Niccolò Paganini: Caprice No. 24, Op. 1 (ca.1809) is the final section of his famous 24 Caprices for solo violin. It consists of a theme, 11 variations, and a finale. It is widely considered one of the most difficult pieces ever written for that instrument. The theme from Caprice No. 24 is well known and has been adopted by a wide variety of composers. As well as a violin virtuoso, Paganini was actually a skilled guitarist too. He carried his guitar with him on tour, and is said to have played it constantly. Paganini's travels brought him into contact with eminent guitar virtuosi of the day, including Ferdinando Carulli in Paris and Mauro Giuliani in Vienna. But this experience did not inspire him to play public concerts on guitar, and even performances of his own guitar compositions were private to the point of being behind closed doors.

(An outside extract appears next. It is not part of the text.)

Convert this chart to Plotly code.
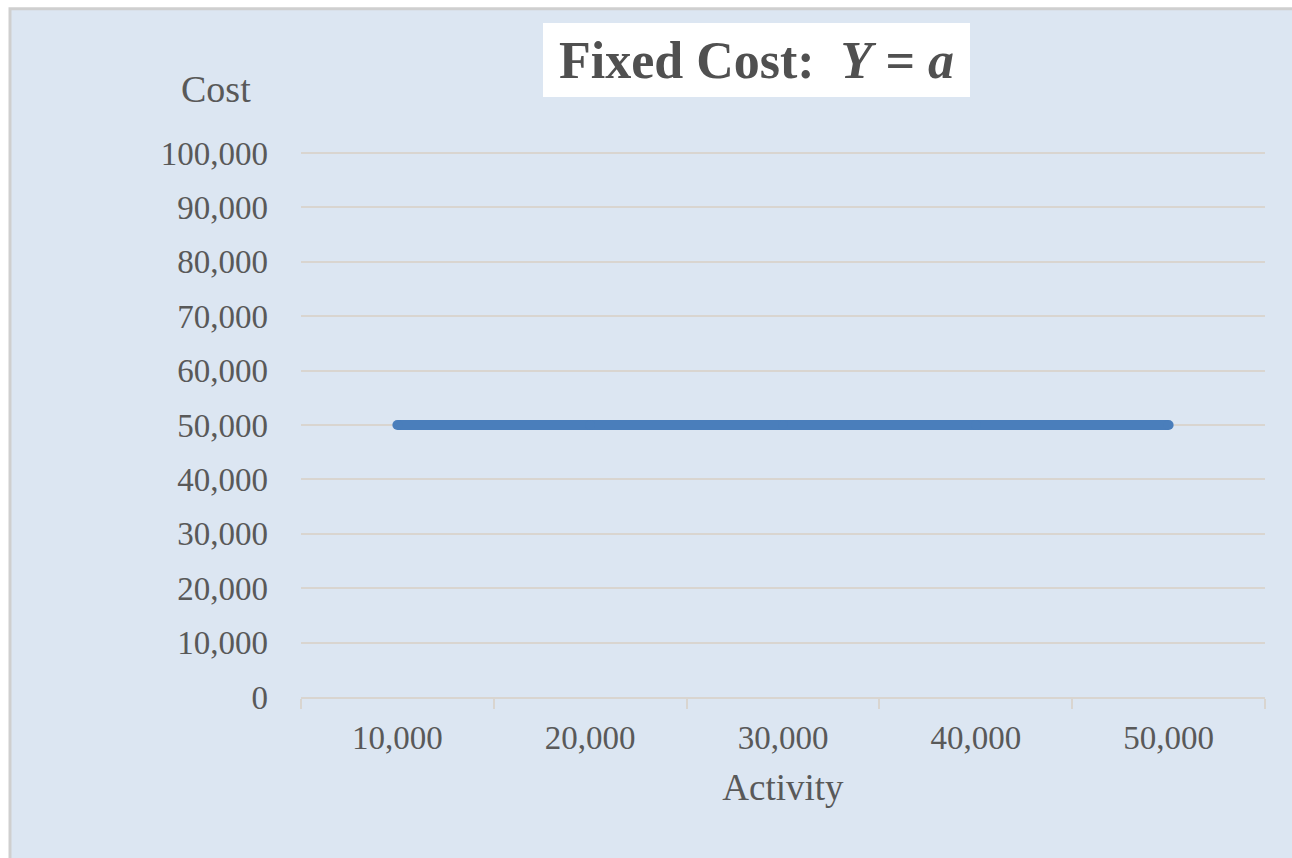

Niccolò Paganini: Cantabile, Op. 17 (1823): Written for violin and piano, this now fairly well-known work seems to have been composed not for public performance, but rather for the private enjoyment of Paganini and his circle. Far removed from the fireworks of his Caprices, this Cantabile is instead in the style of a gorgeous vocalise.
Ástor Piazzolla: Histoire du Tango (1985): Originally written for flute and guitar – a form then popular in Buenos Aires - this is one of Piazzolla’s most famous compositions, often played with different instruments. It was Piazzolla's life work to bring the tango from the bordellos and dance halls of Argentina into the concert halls of Europe and America. He is among the astonishingly varied group of composers who were fostered by the teaching of Nadia Boulanger. Histoire du Tango portrays the history and evolution of the tango in four movements, the first three being played today:
Bordello, 1900: The tango originated around the early 1880s. This movement paints a picture of the chatter of the culturally diverse women who peopled Buenos Aires’ bordellos as they teased the policemen, sailors and riffraff who came to see them.
Cafe, 1930: This is a later age of the tango. People stopped dancing it as they had in 1900, preferring instead simply to listen, as the form became more musical and more romantic. This tango has undergone transformation: the movements are slower, with new and often melancholy harmonies. Tango orchestras came to consist of two violins, two concertinas, a piano and a bass, the tango being sometimes sung as well.
Night Club, 1960: At this time of rapidly expanding international exchange, the Brazilian bossa nova and the new tango are moving to parallel influences. Audiences rush to night clubs to listen earnestly. This marks a profound alteration in the original tango forms.